Autre fait marquant, c’est sous la présidence du Maroc au Conseil de Sécurité que les deux fameuses résolutions ont été adoptées. Je sais tout ce que le Maroc a fait pour arriver à l’unanimité autour de ces deux résolutions. Ce qui est rare au sein de ce Conseil.

Qu’en est-il des échanges économiques entre les deux pays, quand on sait qu’ils sont très infimes par rapport à l’intensité des relations diplomatiques?

Non, ces échanges ne sont pas infimes, loin s’en faut. Je l’ai compris ici, le Maroc aime le travail de fond et il ne se lance pas dans le travail spectaculaire. Ce travail de fond a été d’investir massivement au Mali, car on n’investit dans un pays que quand on a confiance en ce pays et qu’on l’aime.

En effet, le Maroc a investi sur le plan bancaire. Bien avant, lorsque la BDM, première banque du Mali, était en difficulté et que personne ne voulait la reprendre ou participer à sa réhabilitation, au moment où les institutions de Bretton Woods avaient décidé de sa liquidation pure et simple, c’est la BMCE marocaine qui a pris des actions dans cette banque et en a fait l’établissement le plus fort du Mali et l’une des banques les plus performantes d’Afrique de l’Ouest.

Même chose pour la branche de la BIAO au Mali, la BIM, qui était en déconfiture. C’est Attijariwafa Bank qui l’a reprise. Elle est devenue aujourd’hui la deuxième banque du Mali et devance même Ecobank. Idem pour Sotelma, sur le plan des télécommunications. L’opérateur historique de la téléphonie au Mali battait de l’aile, c’est Maroc Télécom qui est devenu le repreneur. Sotelma ne s’est jamais mieux portée qu’aujourd’hui.

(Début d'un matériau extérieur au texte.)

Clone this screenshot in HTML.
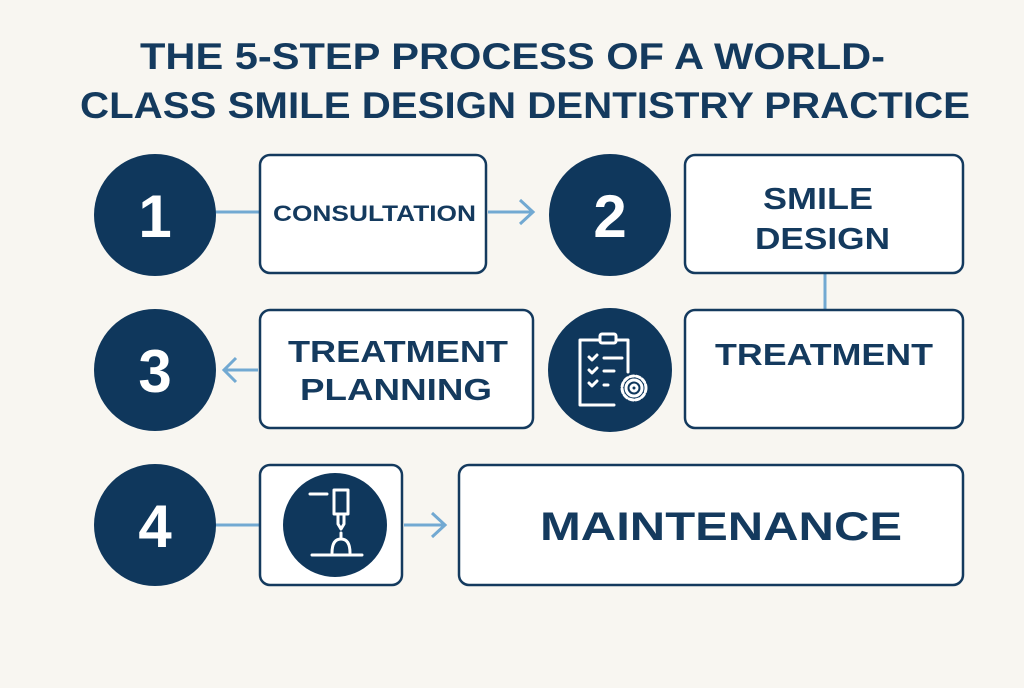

Sur le plan agricole, il y a l’OCP, qui a participé à l’élaboration de la carte de fertilité des sols au Mali. Partant de ces éléments, les échanges commerciaux entre le Maroc et le Mali peuvent s’améliorer, mais ils sont déjà plus que satisfaisants. Autrement dit, les deux pays peuvent encore mieux faire sur le plan économique.